His career at the bench begun when he gained appointment as the Judge Advocate of the Ghana Navy. He served as a justice of the High Court until 2008 when he was appointed a justice of the Appeal Court of Ghana. Between 2008 and 2016, he worked as an Additional High Court Judge, presiding over cases such as Civil, Narcotics, Robbery, and other Violent Crime Cases. In 2009 served as a judge at the Court-sitting of the Justice for all Programme and in 2014, he doubled as the Director of the Remand Prisoners Project.

Honyenuga held various positions within the Ghana Bar Association, including Assistant Secretary (Volta Region Branch) from 1983 to 1988, Welfare Officer from 1993 to 1996, Treasurer from 1996 to 2001, and Vice President from 2002 to 2003.

Additionally, he served as President of the Court of Appeal in Cape Coast from 2012 to 2017, and was appointed a judge responsible for Anti-Corruption in 2013. He served as the Chairman of the Medical Committee for Judges, Magistrates, and Directors of the Judicial Service in 2019, as well as the Supervisor of the Justice for all Programme (JAP) and the Prisons High Courts. He is a member of the Ghana Bar Association and the Association of Magistrates and Judges of Ghana.

As the paramount chief of the Nyagbo Traditional Area, Honyenuga has been a Permanent Member of the Volta Regional House of Chiefs, Ho, since 2012.

==Supreme Court appointment==
===Nomination===
On 17 March 2020 the president, Nana Akufo-Addo informed the Speaker of Parliament, Mike Oquaye that consultations had been completed for the nomination of Justice Honyenuga and three other persons to be made justices of the Supreme Court of Ghana. The speaker of parliament announced his nomination together with the three others to parliament on 19 March 2020 for vetting and approval.

===Vetting and endorsement allegations===
Justice Honyenuga was vetted by parliament on Monday 11 May 2020.

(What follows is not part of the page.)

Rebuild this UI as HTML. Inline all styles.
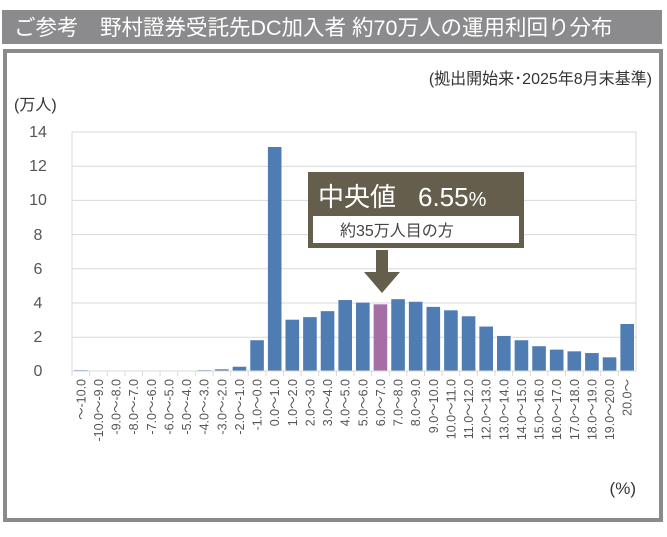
<!DOCTYPE html>
<html><head><meta charset="utf-8"><style>
body{margin:0;background:#fff;width:667px;height:532px;overflow:hidden;font-family:"Liberation Sans","Noto Sans CJK JP",sans-serif}
</style></head><body>
<svg width="667" height="532" xmlns="http://www.w3.org/2000/svg" font-family="Liberation Sans, Noto Sans CJK JP, sans-serif">
<rect x="2" y="10" width="660" height="34" fill="#8b8b8d"/>
<text x="14" y="35" font-size="21.5" fill="#fff">ご参考　野村證券受託先DC加入者 約70万人の運用利回り分布</text>
<rect x="5" y="51" width="656" height="469" fill="#fff" stroke="#8b8b8d" stroke-width="4"/>
<text x="652" y="84" font-size="16" fill="#333" text-anchor="end">(拠出開始来･2025年8月末基準)</text>
<text x="14" y="110" font-size="16" fill="#333">(万人)</text>
<rect x="72" y="132" width="564" height="239" fill="none" stroke="#d9d9d9"/>
<g stroke="#d9d9d9">
<line x1="72" x2="636" y1="166.2" y2="166.2"/><line x1="72" x2="636" y1="200.4" y2="200.4"/>
<line x1="72" x2="636" y1="234.6" y2="234.6"/><line x1="72" x2="636" y1="268.8" y2="268.8"/>
<line x1="72" x2="636" y1="303" y2="303"/><line x1="72" x2="636" y1="337.2" y2="337.2"/>
</g>
<g font-size="16" fill="#555" text-anchor="middle">
<text x="38" y="137">14</text><text x="38" y="171">12</text><text x="38" y="205">10</text>
<text x="38" y="240">8</text><text x="38" y="274">6</text><text x="38" y="308">4</text>
<text x="38" y="342">2</text><text x="38" y="376">0</text>
</g>
<g id="bars"></g>
<g id="labs" font-size="12.5" fill="#555"></g>
<line x1="72" x2="636" y1="371" y2="371" stroke="#d9d9d9"/>
<rect x="308" y="172" width="216" height="76" fill="#655e4c"/>
<text x="318" y="206" font-size="26" fill="#fff">中央値</text>
<text x="418" y="206" font-size="26" fill="#fff">6.55<tspan font-size="20">%</tspan></text>
<rect x="313" y="216" width="206" height="27" fill="#fff"/>
<text x="340" y="236" font-size="16" fill="#444">約35万人目の方</text>
<rect x="376" y="250" width="12" height="23" fill="#655e4c"/>
<polygon points="364,272 400,272 382,293" fill="#655e4c"/>
<text x="636" y="494" font-size="17" fill="#333" text-anchor="end">(%)</text>
</svg>
<script>
var v=[0.05,0,0,0,0,0,0,0.05,0.1,0.25,1.8,13.1,3.0,3.15,3.5,4.15,4.0,3.9,4.2,4.05,3.75,3.55,3.2,2.6,2.05,1.8,1.45,1.25,1.15,1.05,0.8,2.75];
var L=["～-10.0","-10.0～-9.0","-9.0～-8.0","-8.0～-7.0","-7.0～-6.0","-6.0～-5.0","-5.0～-4.0","-4.0～-3.0","-3.0～-2.0","-2.0～-1.0","-1.0～0.0"];
for(var i=0;i<20;i++)L.push(i.toFixed(1)+"～"+(i+1).toFixed(1));L.push("20.0～");
var b="",t="";
for(var i=0;i<32;i++){var cx=72+17.625*(i+0.5),h=v[i]*17.1;
b+='<rect x="'+(cx-6.8)+'" y="'+(371-h)+'" width="13.6" height="'+h+'" fill="'+(i==17?'#a56fa6':'#4f7db3')+'"/>';
b+='<line x1="'+(72+17.625*i)+'" x2="'+(72+17.625*i)+'" y1="371" y2="376" stroke="#d9d9d9"/>';
t+='<text transform="translate('+(cx+4.5)+',379) rotate(-90)" text-anchor="end">'+L[i]+'</text>';}
document.getElementById("bars").innerHTML=b;document.getElementById("labs").innerHTML=t;
</script>
</body></html>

During the vetting process, he was questioned on his alleged endorsement of the president and the ruling political party, the New Patriotic Party. This allegation was due to a statement he made in a durbar where he reportedly said; "with the vision of the President and the gains made in his first term, Ghanaians may consider giving him another four years." In his defence he said he, "did not endorse the presidency of Nana Addo Dankwa Akufo-Addo in his personal capacity but was a speech he was elected to read on behalf of the chiefs and people of Afadjato when the President visited the Volta region." He also apologised saying; "In reading that statement, we didn’t intend endorsing the president. Our understanding was that we were wishing him well… If out of political dissatisfaction some people are unhappy with whatever I am supposed to have said then I am sorry." The judge's statement made during the durbar was greeted with criticism and was widely condemned. The Ghanaian journalist and political analyst, Kweku Baako described the alleged endorsement as an "unwarranted sycophancy".

He added that the judge had stained his reputation through the alleged endorsement and also opined that if he had the opportunity to advise the president on the matter, he would have told the president to "drop him". The Volta Regional Chairman of the National Democratic Congress (NDC), Henry Kwadzo Ametefe concurred, saying the judge's alleged endorsement was a violation of the code of conduct of the judiciary and called on the Legal Council and the Chairman of the Judicial Council, the Chief Justice to take "appropriate action".

During his vetting on Monday 11 May 2020, he dismissed claims that the apex court was saddled with determining "political cases". He said the court is not a place for politics.

During the vetting process for Honyenuga's appointment, the minority on the Appointment committee walked out of the public hearing after the chairman of the Committee disallowed a question from North Tongu MP, Okudzeto Ablakwa. But they later returned.

===Approval and swearing in===
Following his vetting by parliament, Honyenuga was approved by parliament on Wednesday 20 May 2020 and sworn into office on Friday 22 May 2020 with the president particularly congratulating him for his conduct during his vetting by parliament amidst the endorsement allegations. He was sworn in together with Justice Issifu Omoro Tanko Amadu.